U n tempo si usava dire che la nostra economia, in mancanza di materie prime, fosse “di trasformazione”, concetto che presupponeva un lavoro qualificato di valore aggiunto, peraltro coerente all’assunto costituzionale di una Repubblica fondata appunto sul lavoro. Era anche pensiero acquisito che la ricchezza si producesse lavorando, risparmiando e investendo, in un ciclo economico virtuoso capace di migliorare la società e di accrescere prospettive e speranze.

Evidentemente negli ultimi decenni c’è stato qualche errore di indirizzamento e qualche “contrordine, compagni” di troppo se nella narrazione comune il lavoro è diventato un aspetto sgradito della vita, un inciampo e un castigo che conduce a decisioni consequenzialmente drastiche a livello sociale (il mancato investimento in formazione appare una strategia mirata a evitare che le prossime generazioni siano capaci di lavorare e pensare in maniera qualificata, e rimpolpino invece una fascia di sub-lavoratori ignoranti, indifferenziati e intercambiabili) e a livello individuale (decine di migliaia di persone si licenziano e altrettante non cercano neanche più un’occupazione per inseguire “un’esistenza più appagante”). Come dar loro torto se qualcun altro provvede a pagare minestra e bollette di fine mese?

La stessa “genitorialità”, orribile parola di vago sapore razzista (chi fa figli in un paese in spopolamento è ormai visto come categoria filosoficamente discutibile) è contrapposta tout court al lavorare.

C ome se nei secoli non fosse mai stato possibile gestire entrambe le incombenze migliorando l’umanità. Come risultato di questa colpevolizzazione del lavoro (agevolata da un trionfante e falsamente democratico assistenzialismo, dal miraggio della scorciatoia dell’appartenenza politica che assicura avanzamenti senza merito e da quella della finanza che promette di creare soldi senza lavorare) ci ritroviamo nella gabbia di un sistema fitto di dipendenze dall’estero. Le ripeto: finanziarie, energetiche, militari, di materie prime, di ricerca e per la stessa salute. Una gabbia che limita pericolosamente la nostra libertà e rende la nostra economia asfittica, in perenne e perdente rincorsa di quanto raggiunto dalla stessa Europa.
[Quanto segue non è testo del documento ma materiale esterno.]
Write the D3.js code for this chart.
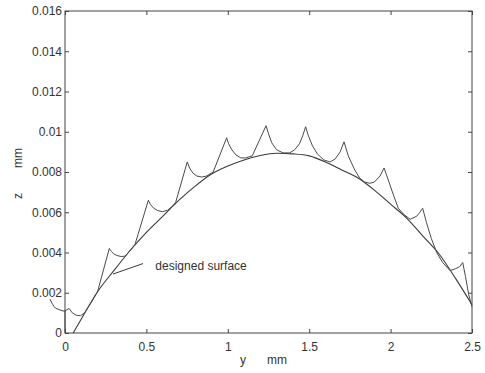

Negli ultimi 15 anni il tracollo: dal 2007 il Pil italiano che sfiorava i 1.900 miliardi di euro inverte la rotta e inizia a calare sino agli attuali 1.780 miliardi. Diminuisce anche la popolazione. Il Pil pro capite, che aveva raggiunto un picco di circa 32mila euro nel 2007, inizia quella che rispecchia la “decrescita felice” vantata dai pochi fortunati, mai recuperando i livelli pre-crisi per scivolare nel 2021 attorno ai 28mila euro. Cosa importa se: la ricchezza sia sempre più accentrata, oggi in mano a meno del 10% della popolazione italiana; il 70% abbia subito un calo del proprio tenore di vita con un crollo del 20-30% per i ceti meno abbienti; il 50,3% degli under 35 viva ancora con i propri genitori; il patrimonio immobiliare valga la metà; fenomeni come povertà, disoccupazione, sotto-occupazione e dispersione scolastica siano diventati endemici; il debito pubblico 2022 abbia oggi superato i 2.755 miliardi, nuovo record assoluto, e sia diventato negativo il deficit commerciale e tendenzialmente quello della bilancia dei pagamenti, indici importantissimi per gli acquirenti del nostro debito pubblico?Incapaci di spendere anche i soldi che ci spetterebbero, attendiamo invece ulteriore beneficenza, il Mes, gli eurobond, adesso il fondo Borrell per incentivare l’acquisto di armi. Da queste crisi sistemiche si esce solamente con un New Deal, favorendo il lavoro e l’economia, ma i messaggi che ci consolano vanno invece in direzione di un superiore assistenzialismo, quasi che l’Europa fosse capace di creare economia e reddito sovraordinati e non si limitasse a stampare moneta e a chiedere anch’essa risorse ai mercati. Si è tentato invano di rianimare l’economia con la finanza, con denaro a poco prezzo, acquisti di obbligazioni governative e sussidi miliardari. Oggi, con un’inflazione non certo “transitoria e contenuta” (Lagarde dixit) e una recessione da brividi, non si sa letteralmente cosa fare. Ci rimangono i soliti megafoni di chiacchere davanti ai cancelli chiusi, desolatamente senza lavoro.